Call of Duty: Modern Warfare 2 did away with the new reveal style established by Call of Duty: Black Ops Cold War and Call of Duty: Vanguard. Not only was there a simple trailer release instead of a special event within Warzone, but the game was unveiled roughly five months before release. This is a far cry from Black Ops Cold War and Vanguard, which were unveiled to the public just a few months before actually releasing.
While there were benefits to the previous strategy, as it allowed fans to hop into a beta mere days after the official reveal and helped maintain the hype until launch, the Call of Duty: Modern Warfare 2 approach also has its upsides. Not only can Infinity Ward take a slow-burn approach to its reveals, dropping new footage every month that spotlights different aspects of the game, but if it wanted to it could hold multiple betas. This would be ideal, as it could allow for all modes and maps to be fully polished before release.
What Multiple Call of Duty: Modern Warfare 2 Betas Could Accomplish
While only one beta for Call of Duty: Modern Warfare 2 is confirmed, it would be nice to see more being released after. Obviously, the focus for the main beta should be on 6v6 multiplayer, but even traditional online play could benefit from multiple betas. For example, the first beta could focus entirely on modes like Domination and Hardpoint, while the following beta could focus on Demolition and Search and Destroy. This way, fans could try every core game mode, providing feedback on everything from the rules to the number of points earned for playing the objective.
This would allow for testing on more of Call of Duty: Modern Warfare 2’s maps as well. Typically, Call of Duty betas only allows players to test out four or so maps, a small portion of the game’s overall map count. With multiple betas, Infinity Ward can get feedback for every original map ahead of release, saving any remasters as day one surprises. This way, changes like Black Ops Cold War’s Miami rework can happen ahead of launch if necessary, leading to a stronger map pool on day one.
Outside of maps and basic 6v6 multiplayer balancing, Call of Duty: Modern Warfare 2 is expected to have some unique modes. The rumoured modes include a Tarkov-like experience and an experience inspired by Rainbow Six Siege. Much like with the introduction of Gunfight in Modern Warfare 2019, testing out a brand-new game mode and type of gameplay via a beta makes sense. As such, holding separate betas for these new modes would be ideal.

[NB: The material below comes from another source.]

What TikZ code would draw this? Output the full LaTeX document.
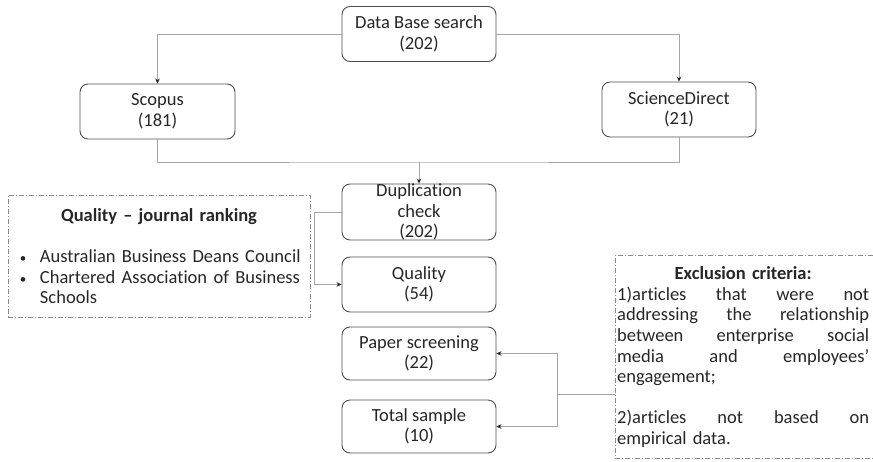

A case could also be made for each beta to feature a different chunk of Call of Duty: Modern Warfare 2’s weapon lineup. Players could see two Assault Rifles in one beta and two more in the next, testing out the entire arsenal in the lead-up to release. With Infinity Ward able to get feedback on every single gun through this method, the developer could ensure that every weapon is balanced upon release, making for a rare Call of Duty launch where one or two guns are not utterly overpowered.
Even a beta for the highly anticipated Call of Duty: Warzone 2.0 is viable, as there are several months that Activision could fill with exciting testing periods for the latest entry in its beloved series. While there was only time to hold a brief Alpha and Beta with the previous two Call of Duty releases, that is not the case with Modern Warfare 2. Infinity Ward has a long time to kill until launch day, so getting community feedback on as many aspects of the game as possible would be wise. Multiple betas is the best way to do that, or at the very least one extensive beta that consistently expands throughout the Summer. Hopefully, this is the approach taken with Modern Warfare 2.
Call of Duty: Modern Warfare 2 releases on October 28 for PC, PS4, PS5, Xbox One, and Xbox Series X.